Although I am the president of the company, I spent years building our factory here in Michigan, and yes, I got my hands greasy every day. But it was fun, and I naturally gravitated to the dirtier side of the business because for me it was more comfortable than working in sales. Putting myself out there to sell was not natural for me, and it still isn't. However, I learned quickly that although I enjoyed this refuge of working in the factory, I had to face the challenge of selling if I was ever to see the fruits of my labour.

By late 2003 I still had only one Helix-making machine (built with financing I got from an organization called the National Collegiate Innovators and Inventors Alliance), and I needed sales to keep the company afloat and raise the money required to get us off the ground. As a result, I found myself making cold calls and visiting factories that made things like concrete burial vaults; a far cry from my days of doing research with NASA in Houston! It took me a tremendous amount of energy to do this, given that I had to force myself to be more extroverted and personable than I am naturally. However, because of my confidence in the product, I was able to collect purchase orders for $250 000 worth of Helix. At that point, I had no way to make enough Helix to fill those orders, but I was able to use them to raise the money I needed to expand our operations.

Today, our biggest challenge is pushing the product out of the early adopter phase and into the more mainstream market. This involves all kinds of engineering, physics and business challenges, including sales, new product and manufacturing method development, distribution strategy, logistics, finance and (hardest of all) human resources. Given the amount of regulation in the industry, there are also lobbying challenges, and my latest achievement in this area has been to get approval for Helix under the International Building Code, an important bar for building component acceptability, and one that required extensive testing at independent laboratories.

A case for physics
While I am no expert in all of these areas, I was successful at addressing these challenges in part because my interest and education in physics taught me to ask hard questions and solve problems. Although university tuition fees are going up and the job market is very competitive, I hope that people will not feel that they need to avoid degrees in basic sciences in favour of more "practical" courses. If I had been trained as a civil engineer from the start as an undergraduate, I doubt I would have had the motivation to question the way things are done.

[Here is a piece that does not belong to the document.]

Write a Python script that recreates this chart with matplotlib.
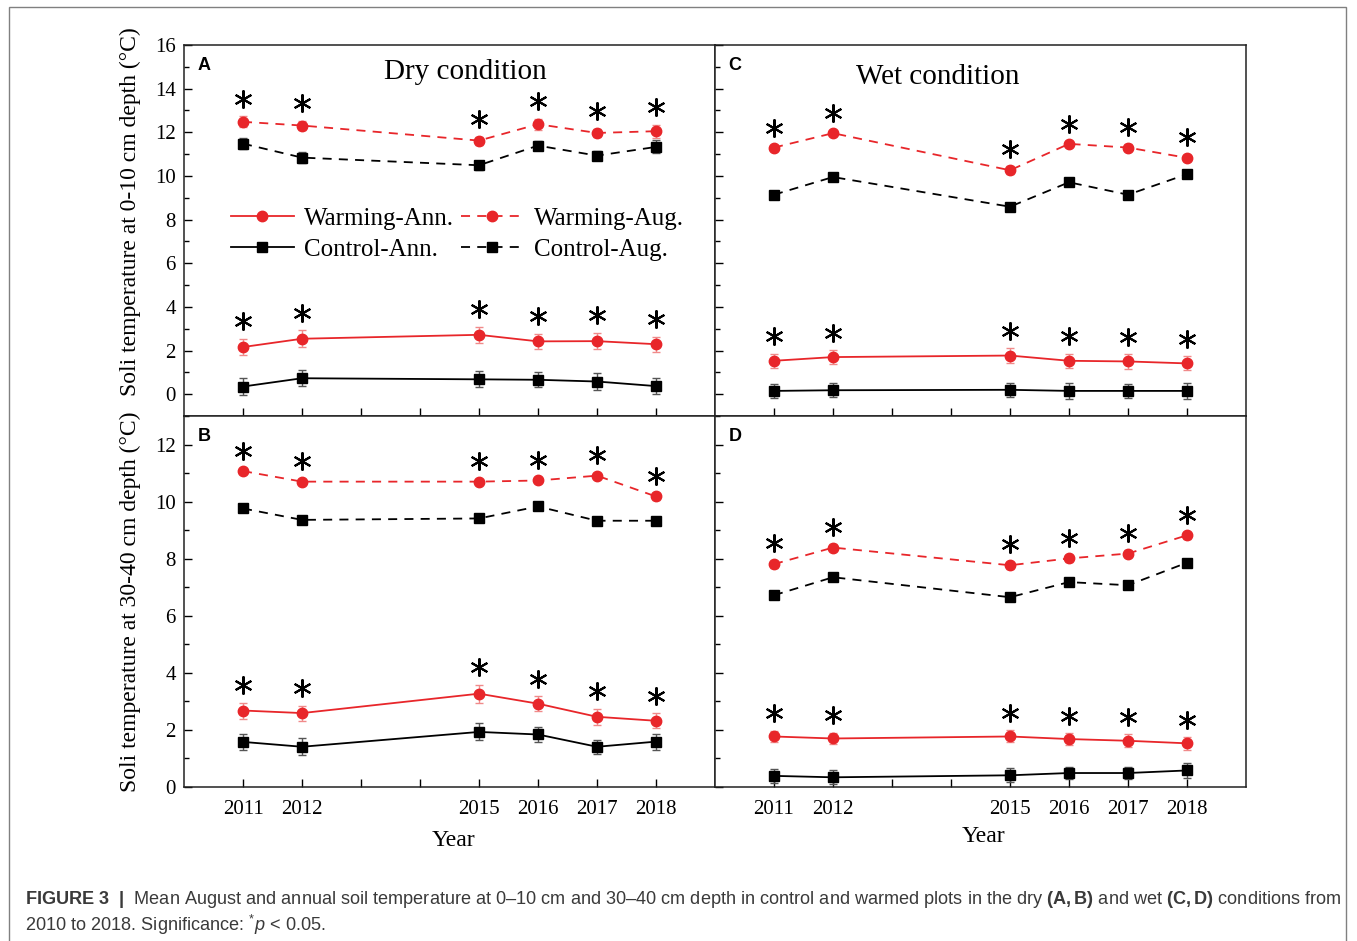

I have not lost touch with my interest in physics, and when I get to the point where I feel that I have done all I can with Helix, I will continue to look for hard problems and attack them. My advice is never to accept someone else's opinion of what can or can't be done; unless, of course, they're talking about a law of physics. Instead, look for problems that you know deep down you can solve, but that you think few others would dare to try. Those are your million-dollar business opportunities. Whether it's figuring out how to sell concrete without rebar or detecting dark matter in the lab (admittedly these are not exactly at the same level, but you get my point), the world is full of challenging problems that invite solutions.

Luke Pinkerton is the president of Helix Steel, which is based in Ann Arbor, Michigan, US.